One of the challenges of testing is coming up with new things to try. Sure, there are common software anti-patterns to look for, and probably specific recurring kinds of issues in your particular product, that can form part of a test strategy. But, particularly as your application matures, you're more likely to find higher value problems with novelty than simple repetition.

During a recent round of exploratory testing we spent some time brainstorming test ideas. As a driver for productivity, spontaneity and creativity we tried something we hadn't done before: a strict two minutes on each of the CRUSSPIC STMPL letters with every suggestion that was shouted out noted straight down on the whiteboard without discussion or elaboration.

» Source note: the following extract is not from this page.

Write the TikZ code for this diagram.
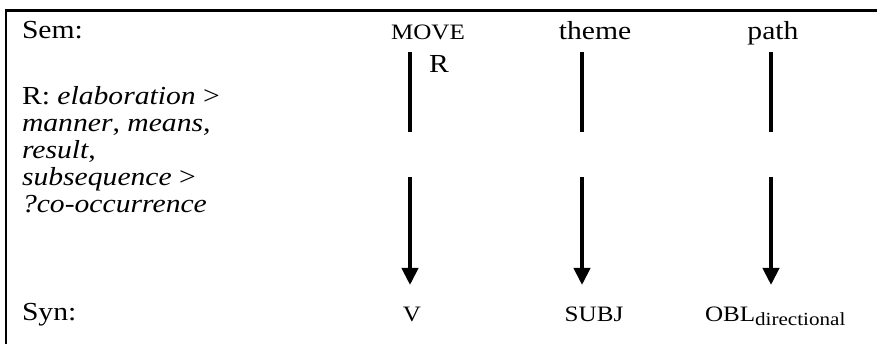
\documentclass[tikz,border=0pt]{standalone}
\usepackage{fontspec}
\setmainfont[FakeStretch=1.14]{Liberation Serif}
\usetikzlibrary{arrows.meta}
\begin{document}
\begin{tikzpicture}[x=1pt,y=-1pt,
  every node/.style={inner sep=0pt, outer sep=0pt, text=black},
  big/.style={font=\fontsize{26}{27}\selectfont},
  small/.style={font=\fontsize{22}{24}\selectfont},
  frame/.style={line width=2.5pt},
  link/.style={line width=4pt},
  arr/.style={line width=4pt, -{Triangle[width=16pt,length=17pt]}},
]
\useasboundingbox (0,0) rectangle (877,344);
\draw[frame] (6,344) -- (6,10.7) -- (877,10.7);

\node[big, anchor=base west] (sem) at (22,39) {Sem:};
\node[small, anchor=base] (move) at (428,40) {MOVE};
\node[big, anchor=base] (theme) at (595,40) {theme};
\node[big, anchor=base] (path) at (773,40) {path};
\node[big, anchor=base west] (rlab) at (429,73) {R};

\node[big, anchor=base west, align=left] (rel) at (22,213)
  {R: \textit{elaboration} >\\ \textit{manner}, \textit{means,}\\ \textit{result},\\ \textit{subsequence} >\\ \textit{?co-occurrence}};

\node[big, anchor=base west] (syn) at (22,320) {Syn:};
\node[small, anchor=base] (v) at (412,321) {V};
\node[small, anchor=base] (subj) at (594,321) {SUBJ};
\node[small, anchor=base west] (obl) at (705,321)
  {OBL\raisebox{-4pt}{\fontsize{18.5}{20}\selectfont directional}};

\foreach \n/\x in {m/410, t/582, p/771} {
  \coordinate (\n1) at (\x,52);
  \coordinate (\n2) at (\x,132);
  \coordinate (\n3) at (\x,177);
  \coordinate (\n4) at (\x,285);
}
\draw[link] (m1) -- (m2);
\draw[arr] (m3) -- (m4);
\draw[link] (t1) -- (t2);
\draw[arr] (t3) -- (t4);
\draw[link] (p1) -- (p2);
\draw[arr] (p3) -- (p4);
\end{tikzpicture}
\end{document}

After a brief review and some aggregation and refinement, we generated a bunch of session charters which included some new general approaches. Here's a couple:
  • tool-driven sessions: take a tool we'd never used but thought might be useful for us in test or could interact with our product in some way and attempt to apply it. We'd hope to get unusual interactions with the AUT and perhaps additional value from knowledge of the tool and some ideas about whether we should look at it properly. 
  • live issue sessions: take currently unresolved issues from our live customer ticketing system and try to apply the development build to resolve them. Here, our motivation is not so much to find an answer for the customer - although that might be a fringe benefit - but to put the tester into the  customer's world with a problem to solve and no known solution.
In retrospect, I think we what we did here was extend the quest for novelty to make it part of our approach to generating approaches. We embraced the unfamiliar ideas that we came up with and by virtue of using them, gave ourselves some inherently original charters which in turn put us into the product by routes we hadn't travelled before with fresh ground to break. Best of all, if and when we re-run sessions under these charters in future they'll supply that newness again.

Coda: The two approaches I've mentioned did give us the returns we were after along with some others including these: we exercised our skills in learning enough about something to make use of it quickly, we found a bug in a third-party tool, we identified a tool we're definitely going to look at further and wrote it up on our wiki to share the knowledge within the team and we learned enough about XSLT to solve a customer issue which, as it happened, could be applied almost directly to the version of the product in the field too.